SOLD FOR: $2525
Make: Springfield Armory. This rifle’s action uses all Springfield parts.
Model: M1 Garand. This rifle was purchased through the Civilian Marksmanship Program (CMP) as a Collector Grade M1 Garand.
Serial Number: 5870989
Year of Manufacture: 1955 – 1957. Barrel Date: April 1955
Caliber: .30-06 Springfield
Action Type: Semi Auto, En Bloc Clip Fed
Markings: Markings: There is no import mark.
Receiver: “U.S. RIFLE / CAL. .30 M1 / SPRINGFIELD / ARMORY / 5870989”
Trigger Group: “6528290-SA”- A Springfield part (page 90 of Joe Poyer’s M1 GARAND 1936 to 1957, 6th Edition).
Hammer: “SA D5546008”– A Springfield part (page 98).
Safety: “SA-11” – A Springfield part (page 103).
Follower: unmarked – A Springfield part used by others (page 83).
Receiver Leg: “F6528291” – Correct for the Springfield serial number (page 756 of Bruce Canfield’s book, The M1 Garand Rifle).
Op Rod: “6535382 SA” – A Springfield part (page 71).
Barrel: “SA F6535448”, “4 55” and with other stamps – A Springfield part (pages 63 – 65).
Bolt: “6528287 -SA / A15”- A Springfield part (page 53).
The stock and sight are described below.
Barrel Length: Approximately 24 Inches
Sights / Optics: The front sight is a blade set between two protective wings.

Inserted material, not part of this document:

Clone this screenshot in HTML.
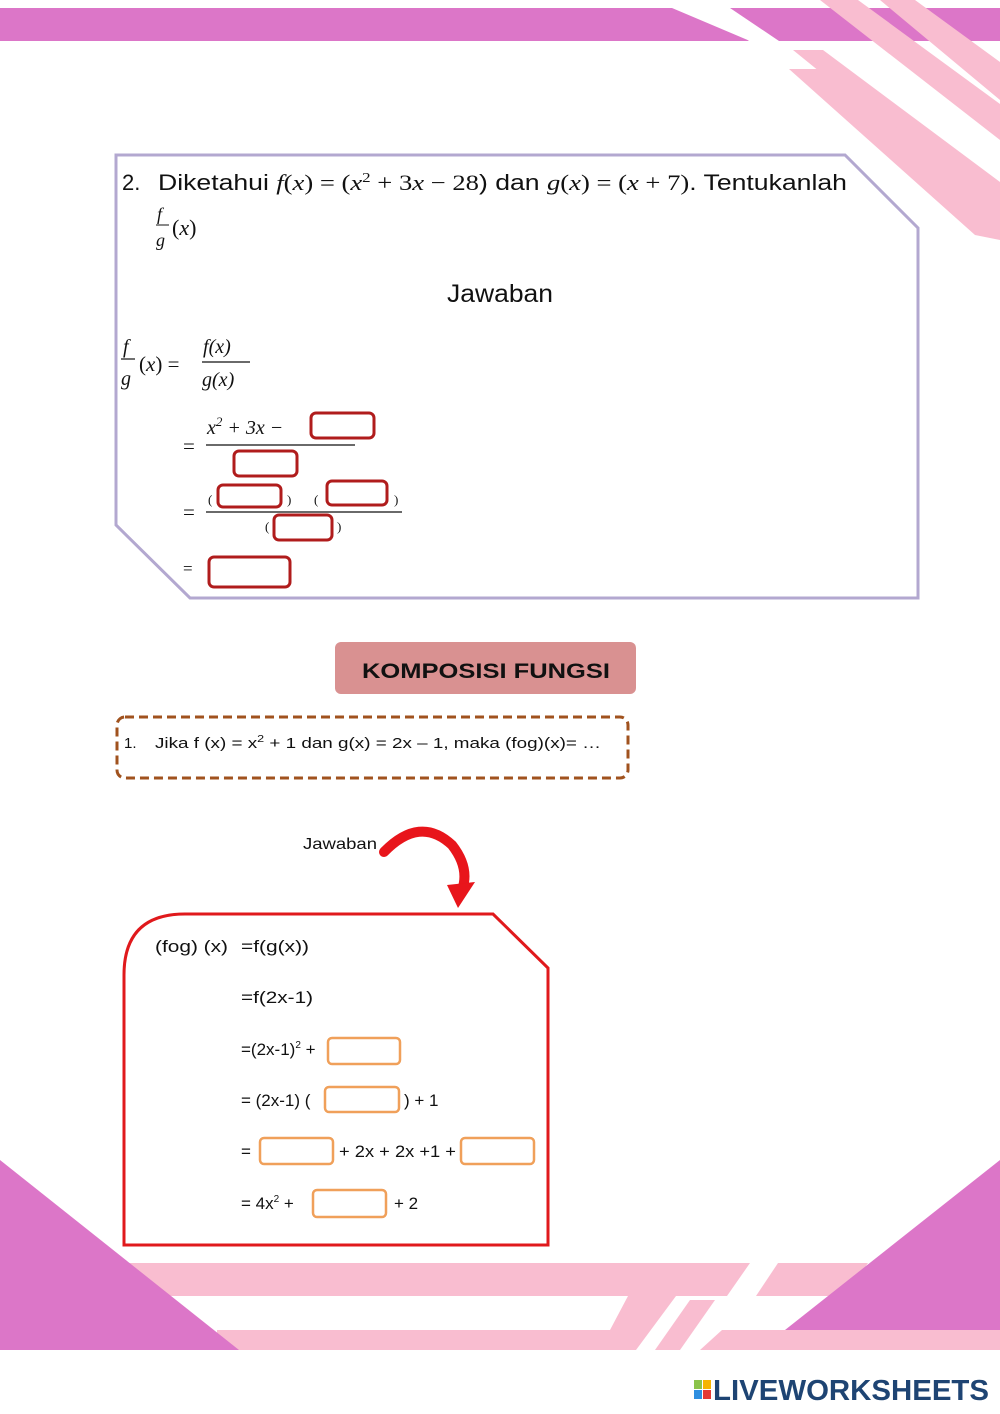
<!DOCTYPE html>
<html><head><meta charset="utf-8"><style>
html,body{margin:0;padding:0;background:#fff;}
svg{display:block;}
text{font-family:"Liberation Sans",sans-serif;fill:#111;}
.m{font-family:"Liberation Serif",serif;font-style:italic;}
.r{font-family:"Liberation Serif",serif;}
</style></head><body>
<svg width="1000" height="1414" viewBox="0 0 1000 1414" xmlns="http://www.w3.org/2000/svg">
<!-- top decoration -->
<polygon points="0,8 672,8 750,41 0,41" fill="#dc76c8"/>
<polygon points="0,8 670,8 700,41 0,41" fill="#dc76c8"/>
<polygon points="698,0 730,0 779,41 749,41" fill="#fff"/>
<polygon points="730,8 1000,8 1000,41 779,41" fill="#dc76c8"/>
<polygon points="820,0 858,0 1000,104 1000,140" fill="#f9bdd0"/>
<polygon points="880,0 915,0 1000,62 1000,100" fill="#f9bdd0"/>
<polygon points="793,50 823,50 1000,182 1000,218" fill="#f9bdd0"/>
<polygon points="789,69 818,69 1000,205 1000,240 975,235" fill="#f9bdd0"/>
<!-- bottom decoration -->
<polygon points="128,1263 750,1263 727,1296 150,1296" fill="#f9bdd0"/>
<polygon points="778,1263 868,1263 845,1296 756,1296" fill="#f9bdd0"/>
<polygon points="217,1330 610,1330 628,1296 676,1296 636,1350 217,1350" fill="#f9bdd0"/>
<polygon points="655,1350 690,1300 715,1300 680,1350" fill="#f9bdd0"/>
<polygon points="700,1350 722,1330 1000,1330 1000,1350" fill="#f9bdd0"/>
<polygon points="0,1160 239,1350 0,1350" fill="#dc76c8"/>
<polygon points="1000,1160 785,1330 1000,1330" fill="#dc76c8"/>
<!-- logo -->
<rect x="694" y="1380" width="8" height="9" fill="#8bc34a"/>
<rect x="703" y="1380" width="8" height="9" fill="#f5b400"/>
<rect x="694" y="1390" width="8" height="9" fill="#2f8fe0"/>
<rect x="703" y="1390" width="8" height="9" fill="#e53935"/>
<text x="713" y="1400" font-size="29" font-weight="bold" style="fill:#1e4473" textLength="276" lengthAdjust="spacingAndGlyphs">LIVEWORKSHEETS</text>

<!-- box 1 -->
<polygon points="116,155 845,155 918,228 918,598 190,598 116,525" fill="none" stroke="#b3a8d0" stroke-width="3"/>
<text x="122" y="190" font-size="22">2.</text>
<text x="158" y="190" font-size="22" textLength="689" lengthAdjust="spacingAndGlyphs">Diketahui <tspan class="m">f</tspan><tspan class="r">(</tspan><tspan class="m">x</tspan><tspan class="r">) = (</tspan><tspan class="m">x</tspan><tspan class="r" font-size="14" dy="-8">2</tspan><tspan class="r" dy="8"> + 3</tspan><tspan class="m">x</tspan><tspan class="r"> − 28</tspan>) dan <tspan class="m">g</tspan><tspan class="r">(</tspan><tspan class="m">x</tspan><tspan class="r">) = (</tspan><tspan class="m">x</tspan><tspan class="r"> + 7)</tspan>. Tentukanlah</text>
<text x="157" y="220" font-size="18" class="m">f</text>
<line x1="156" y1="225" x2="169" y2="225" stroke="#111" stroke-width="1"/>
<text x="156" y="246" font-size="18" class="m">g</text>
<text x="172" y="235" font-size="22" class="r">(<tspan class="m">x</tspan>)</text>
<text x="500" y="302" font-size="25" text-anchor="middle" textLength="106" lengthAdjust="spacingAndGlyphs">Jawaban</text>

<text x="123" y="353" font-size="20" class="m">f</text>
<line x1="121" y1="359" x2="135" y2="359" stroke="#111" stroke-width="1.2"/>
<text x="121" y="385" font-size="20" class="m">g</text>
<text x="139" y="371" font-size="21" class="r">(<tspan class="m">x</tspan>) =</text>
<text x="203" y="353" font-size="20" class="m">f<tspan class="r">(</tspan>x<tspan class="r">)</tspan></text>
<line x1="202" y1="362" x2="250" y2="362" stroke="#111" stroke-width="1.2"/>
<text x="202" y="386" font-size="20" class="m">g<tspan class="r">(</tspan>x<tspan class="r">)</tspan></text>

<text x="183" y="453" font-size="21" class="r">=</text>
<text x="207" y="434" font-size="20" class="m">x<tspan class="r" font-size="13" dy="-8">2</tspan><tspan class="r" dy="8"> + 3</tspan>x<tspan class="r"> −</tspan></text>
<line x1="206" y1="445" x2="355" y2="445" stroke="#111" stroke-width="1.3"/>
<text x="183" y="519" font-size="21" class="r">=</text>
<line x1="206" y1="512" x2="402" y2="512" stroke="#111" stroke-width="1.3"/>
<text x="208" y="504" font-size="13" class="r">(</text>
<text x="287" y="504" font-size="13" class="r">)</text>
<text x="314" y="504" font-size="13" class="r">(</text>
<text x="394" y="504" font-size="13" class="r">)</text>
<text x="265" y="531" font-size="13" class="r">(</text>
<text x="337" y="531" font-size="13" class="r">)</text>
<text x="183" y="574" font-size="17" class="r">=</text>
<g fill="#fff" stroke="#b01c1c" stroke-width="3">
<rect x="311" y="413" width="63" height="25" rx="5"/>
<rect x="234" y="451" width="63" height="25" rx="5"/>
<rect x="218" y="485" width="63" height="22" rx="5"/>
<rect x="327" y="481" width="60" height="24" rx="5"/>
<rect x="274" y="515" width="58" height="25" rx="5"/>
<rect x="209" y="557" width="81" height="30" rx="5"/>
</g>

<!-- heading -->
<rect x="335" y="642" width="301" height="52" rx="6" fill="#d99191"/>
<text x="486" y="678" font-size="21" font-weight="bold" text-anchor="middle" textLength="248" lengthAdjust="spacingAndGlyphs">KOMPOSISI FUNGSI</text>

<rect x="117" y="717" width="511" height="61" rx="8" fill="none" stroke="#a0521e" stroke-width="3" stroke-dasharray="9,5"/>
<text x="124" y="748" font-size="15">1.</text>
<text x="155" y="748" font-size="15" textLength="446" lengthAdjust="spacingAndGlyphs">Jika f (x) = x<tspan font-size="10" dy="-6">2</tspan><tspan dy="6"> + 1 dan g(x) = 2x – 1, maka (fog)(x)= …</tspan></text>

<text x="303" y="849" font-size="16" textLength="74" lengthAdjust="spacingAndGlyphs">Jawaban</text>
<path d="M384,852 Q420,815 452,845 Q470,868 462,890" fill="none" stroke="#e8151b" stroke-width="10" stroke-linecap="round"/>
<polygon points="447,885 475,882 458,908" fill="#e8151b"/>

<path d="M124,1245 L124,975 Q124,914 185,914 L493,914 L548,968 L548,1245 Z" fill="none" stroke="#e0191c" stroke-width="3"/>
<g font-size="17">
<text x="155" y="952" textLength="73" lengthAdjust="spacingAndGlyphs">(fog) (x)</text>
<text x="241" y="952" textLength="68" lengthAdjust="spacingAndGlyphs">=f(g(x))</text>
<text x="241" y="1003" textLength="72" lengthAdjust="spacingAndGlyphs">=f(2x-1)</text>
<text x="241" y="1055">=(2x-1)<tspan font-size="10" dy="-7">2</tspan><tspan dy="7"> +</tspan></text>
<text x="241" y="1106">= (2x-1) (</text>
<text x="404" y="1106">) + 1</text>
<text x="241" y="1157">=</text>
<text x="339" y="1157" textLength="117" lengthAdjust="spacingAndGlyphs">+ 2x + 2x +1 +</text>
<text x="241" y="1209">= 4x<tspan font-size="10" dy="-7">2</tspan><tspan dy="7"> +</tspan></text>
<text x="394" y="1209">+ 2</text>
</g>
<g fill="#fff" stroke="#f0a05a" stroke-width="2.5">
<rect x="328" y="1038" width="72" height="26" rx="4"/>
<rect x="325" y="1087" width="74" height="25" rx="4"/>
<rect x="260" y="1138" width="73" height="26" rx="4"/>
<rect x="461" y="1138" width="73" height="26" rx="4"/>
<rect x="313" y="1190" width="73" height="27" rx="4"/>
</g>
</svg>
</body></html>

The rear sight is a fully adjustable aperture sight set between two protective wings.
Stock Configuration & Condition: The face of the grip is marked with a “circled P” proof. The left side of the stock, above the trigger, is marked with a Defense “Eagle” acceptance stamp.
The hardwood stock has a pistol grip, metal nose caps, a stacking loop, two sling loops and a metal buttplate with hinged door for storage in the butt. The buttplate shows scrapes. The wood shows scattered scrapes, scratches and handling marks. The most prominent marks are on the left side of the front handguard. The LOP measures 13 inches from the front of the trigger to the back of the buttplate. The stock rates in about Very Good Plus to Fine overall condition.
Type of Finish: Parkerized
Finish Originality: Original
Bore Condition: The grooves are semi bright. The rifling is deep. There is light fouling in the grooves that should clean up some. The bore shows an M.E. of 0.6. The throat shows a T.E. of 1.5.
In this writer’s opinion, this bore rates a 9 out of 10.
Many military and C&R eligible weapons have bores that will show erosion. This is not only due to age but to the fact that corrosive primers were commonly used in ammunition worldwide. For example, the U.S. used corrosive ammunition throughout WWII. The U.S. military did not begin to phase out corrosive-primed ammunition until the 1950’s
Overall Condition: This rifle retains about 97% of its metal finish. The metal shows scuffs and light scrapes. The action shows light operational wear. Most of the markings are deep. Overall, this rifle rates in about Fine condition.
Mechanics: The action functions correctly. We did not fire this rifle. As with all used firearms, a thorough cleaning may be necessary to meet your maintenance requirements.
Box, Paperwork & Accessories: The rifle comes with a Civilian Marksmanship Program (CMP) Certificate of Authenticity that lists the rifle as an “M1 Garand Collector”.
The rifle also comes with a CMP chamber flag, sight protectors, and a charging handle protector.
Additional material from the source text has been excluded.